A única exceção foi a ilha de Inglaterra. A vitória do senso
comum deu-se lá, e por muito pouco, no confronto entre Edward Coke, juiz
supremo das cortes de Common Plea, e James, o 1.º dos Stuarts, e a falsificada
Corte da Chancelaria com que pretendia recriar o Direito à sua imagem e
semelhança para ter poder absoluto, como os colegas do Continente.
Os desdobramentos estão aí até hoje. O “governo do povo,
pelo povo e para o povo” é a tradução política do sistema jurídico ancorado no
senso comum (common law) e o governo do Estado, pelo Estado e para o Estado é o
descendente direto da falsificação bolonhesa de que nós somos um dos exemplos
mais extremadamente corrompidos.
Essa resistência de 700 anos tem sido garantida à força de
tortura e execuções sumárias (físicas antes, virtuais hoje), mas o que explica
a sua resiliência, mais que tudo, é a eficiência da censura da divulgação da
alternativa que sobreviveu e do papel absolutamente central que um sistema
judicial baseado na impessoalidade do precedente balanceado pelo senso comum,
em vez da onipotência de um juiz dotado do poder de re-“narrar” infindavelmente
o passado segundo as conveniências do momento, tem nos registros de liberdade e
afluência econômica e científica inéditos em toda a História da humanidade
alcançados pelos países que seguiram com a common law.

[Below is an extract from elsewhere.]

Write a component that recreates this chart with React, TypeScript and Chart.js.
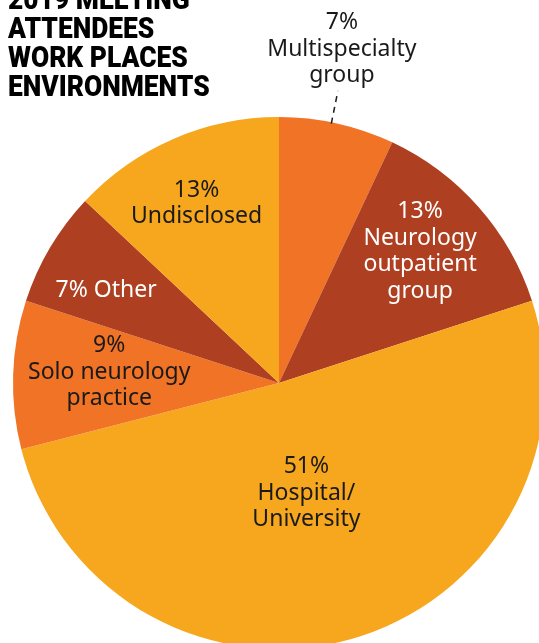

Com “o rei” (hoje o STF) proibido de reinventar a realidade
(isto é, posto “under God”) e arbitrar sentenças diferentes para crimes
idênticos (isto é, posto também “under the law”), a justiça de common law mata
antes do nascimento 90% da corrupção reinante nos países onde “o rei” está
livre para dar e vender privilégios, o mais corrosivo dos quais é o da
impunidade.
Como bem sabem os inimigos da democracia, tudo o que é
preciso para que o bom sistema prevaleça é dá-lo a conhecer ao grande público.
Não subestime nem deixe de se permitir embriagar-se, portanto, com a força
subversiva de divulgá-lo, pois cada vez que o fizer você estará efetivamente
limando de forma irrecuperável a sua casquinha das pernas da “privilegiatura”.
Se perdurar a “sociedade da informação”, certamente essa gigantesca mentira não
atravessará incólume outros 700 anos.”